Data extract:
____________

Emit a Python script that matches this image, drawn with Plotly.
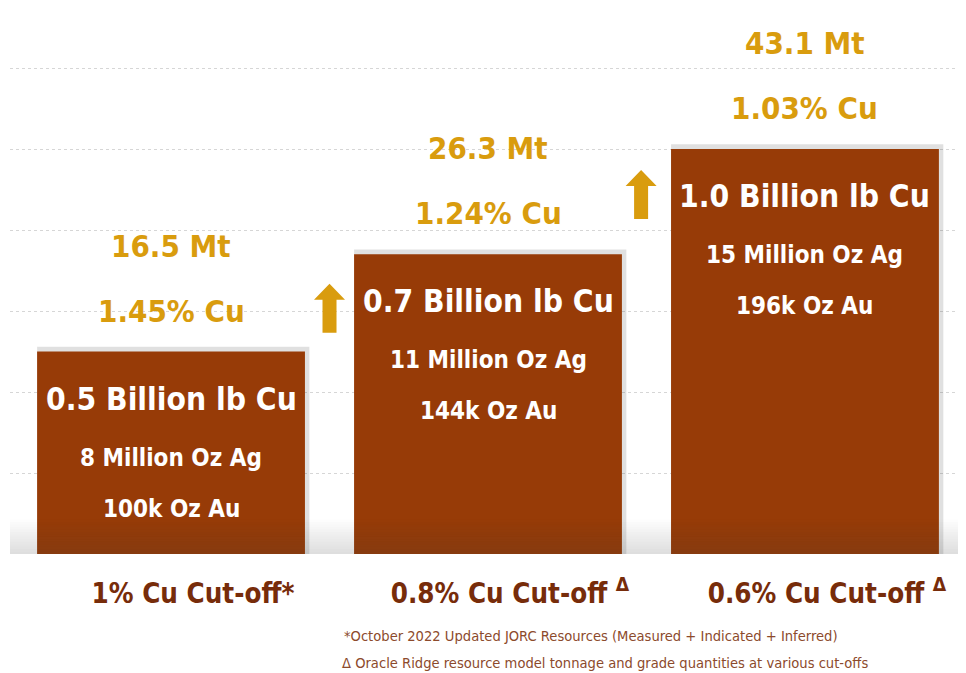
import plotly.graph_objects as go

# ---------------- data ----------------
categories = ["1% Cu Cut-off*", "0.8% Cu Cut-off <sup>Δ</sup>", "0.6% Cu Cut-off <sup>Δ</sup>"]
bar_height = [0.50, 0.74, 1.00]          # bar heights as drawn (billion lb Cu scale)
cu_blb = [0.5, 0.7, 1.0]                 # Billion lb Cu
ag_moz = [8, 11, 15]                     # Million Oz Ag
au_koz = [100, 144, 196]                 # k Oz Au
tonnage_mt = [16.5, 26.3, 43.1]          # Mt
grade_pct = [1.45, 1.24, 1.03]           # % Cu
grid_vals = [0.2, 0.4, 0.6, 0.8, 1.0, 1.2]
footnotes = [
    "*October 2022 Updated JORC Resources (Measured + Indicated + Inferred)",
    "Δ Oracle Ridge resource model tonnage and grade quantities at various cut-offs",
]

# ---------------- styles ----------------
FONT = "DejaVu Sans Condensed, sans-serif"
BAR = "#973B07"
GOLD = "#D99C0E"
LABEL = "#772C0A"
NOTE = "#8C4A2C"
W = 0.845
# the page body adds an 8px margin, so the figure is drawn 8px smaller
FIG_W, FIG_H = 958, 665
PLOT_TOP_PX = 546  # plot-area height in px
PX_PER_UNIT = 405

x = list(range(len(categories)))
fig = go.Figure()

# soft shadow behind bars
fig.add_trace(go.Bar(
    x=x, y=[h + 0.012 for h in bar_height], width=W + 0.014, offset=-W / 2,
    marker=dict(color="rgba(0,0,0,0.12)", line=dict(width=0)),
    hoverinfo="skip",
))
fig.add_trace(go.Bar(
    x=x, y=bar_height, width=W,
    marker=dict(color=BAR, line=dict(width=0)),
    hoverinfo="skip",
))

ann = []
for i in x:
    h = bar_height[i]
    ann.append(dict(x=i, y=h, yshift=106, text=f"{tonnage_mt[i]:.1f} Mt",
                    font=dict(family=FONT, size=31, color=GOLD, weight="bold")))
    ann.append(dict(x=i, y=h, yshift=41, text=f"{grade_pct[i]:.2f}% Cu",
                    font=dict(family=FONT, size=31, color=GOLD, weight="bold")))
    ann.append(dict(x=i, y=h, yshift=-47, text=f"{cu_blb[i]:.1f} Billion lb Cu",
                    font=dict(family=FONT, size=31.5, color="white", weight="bold")))
    ann.append(dict(x=i, y=h, yshift=-106, text=f"{ag_moz[i]} Million Oz Ag",
                    font=dict(family=FONT, size=24, color="white", weight="bold")))
    ann.append(dict(x=i, y=h, yshift=-157, text=f"{au_koz[i]}k Oz Au",
                    font=dict(family=FONT, size=24, color="white", weight="bold")))
for a in ann:
    a.update(showarrow=False, xanchor="center", yanchor="middle")

ann.append(dict(xref="paper", yref="paper", x=0.608, y=-0.150, text=footnotes[0],
                showarrow=False, xanchor="center", yanchor="middle",
                font=dict(family=FONT, size=14.6, color=NOTE)))
ann.append(dict(xref="paper", yref="paper", x=0.622, y=-0.198, text=footnotes[1],
                showarrow=False, xanchor="center", yanchor="middle",
                font=dict(family=FONT, size=14.6, color=NOTE)))

shapes = []
# floor shading gradient
n = 14
for k in range(n):
    y0 = 0.085 * k / n
    y1 = 0.085 * (k + 1) / n
    alpha = 0.17 * (1 - k / n)
    shapes.append(dict(type="rect", xref="paper", yref="y", x0=0, x1=1, y0=y0, y1=y1,
                       fillcolor=f"rgba(60,60,60,{alpha:.3f})", line=dict(width=0),
                       layer="above"))
# up arrows between bars
arrow_path = "M -7,0 L -7,33 L -15.5,33 L 0,49 L 15.5,33 L 7,33 L 7,0 Z"
for ax_, ay_ in [(0.5, 0.546), (1.483, 0.827)]:
    shapes.append(dict(type="path", xref="x", yref="y", xsizemode="pixel", ysizemode="pixel",
                       xanchor=ax_, yanchor=ay_, path=arrow_path,
                       fillcolor=GOLD, line=dict(width=0), layer="above"))

fig.update_layout(
    width=FIG_W, height=FIG_H,
    margin=dict(l=2, r=0, t=0, b=FIG_H - PLOT_TOP_PX, autoexpand=False),
    paper_bgcolor="white", plot_bgcolor="white",
    showlegend=False, barmode="overlay",
    annotations=ann, shapes=shapes,
    xaxis=dict(range=[-0.508, 2.508], tickvals=x, ticktext=categories,
               showgrid=False, zeroline=False, showline=False, ticks="",
               automargin=False, ticklabeloverflow="allow",
               tickfont=dict(family=FONT, size=27.5, color=LABEL, weight="bold"),
               ticklabelshift=22, ticklabelstandoff=20),
    yaxis=dict(range=[0, PLOT_TOP_PX / PX_PER_UNIT], tickvals=grid_vals, showticklabels=False,
               automargin=False,
               showgrid=True, gridcolor="#d6d6d6", griddash="dot", gridwidth=1,
               zeroline=False, showline=False),
)

fig.write_html("out.html")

____________

Given instruction: Repeat only the lines between the start of the data and the line with "import plotly.graph_objects as go", including those two lines, and skip the pictures.

Complete answer:
Emit a Python script that matches this image, drawn with Plotly.
import plotly.graph_objects as go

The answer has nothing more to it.